Economic growth forecasts for 2024 and 2025 downgraded

The Office for Budget Responsibility (OBR) has unveiled a sharp downgrade in its forecast for the UK’s economic growth in 2024 and 2025.

As revealed in the Chancellor’s Autumn Statement today, 2024’s forecast growth has dropped from 1.8% to 0.7% while 2025 has gone from 2.5% to 1.4%.

Jeremy Hunt said the Government had “taken decisions for the long-term” and as a result the UK economy is set to grow by 0.6% in the current year, according to the forecasts from the OBR. It is a better than expected picture for this year, which was anticipated to see a small contraction.

And looking further ahead, Hunt said GDP is expected to rise by 1.9% in 2026, and 2% in 2027.

The OBR forecasts unemployment will rise to 4.6% in the middle of 2025, as slower GDP growth and higher interest rates weigh on labour demand.

Unemployment is then expected to fall back to 4.1% at the end of the forecast horizon.

Meanwhile, headline debt is now predicted to be 94% of GDP by the end of the five-year forecast period.

The OBR forecasts underlying debt will be 91.6% of GDP next year, 92.7% in 2024-25, 93.2% in 2026-27, before declining in the final two years of the forecast to 92.8% in 2028-29.

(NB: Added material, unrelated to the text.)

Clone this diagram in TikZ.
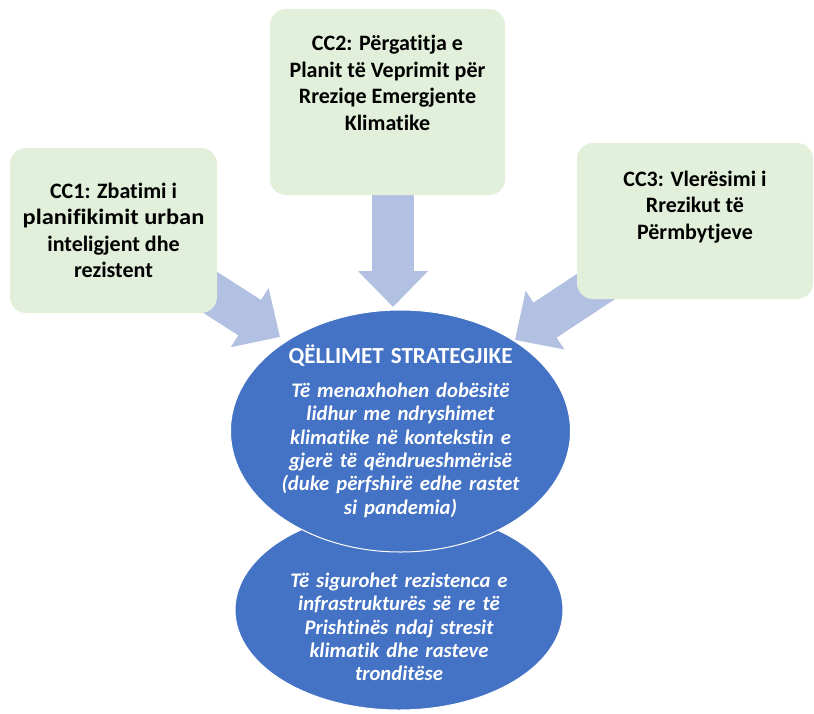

This means the Government will meet its fiscal target of having the debt falling in five years’ time.

Highlighting long awaited falling inflation, Hunt noted that the OBR says headline inflation will fall to 2.8% by the end of 2024, before falling to the 2% target in 2025.

The Autumn Statement acknowledges that inflation has been more persistent than expected, pointing out that this is a global problem.

The latest UK figure for consumer price inflation is 4.6% for October – which is down from a peak of over 11%.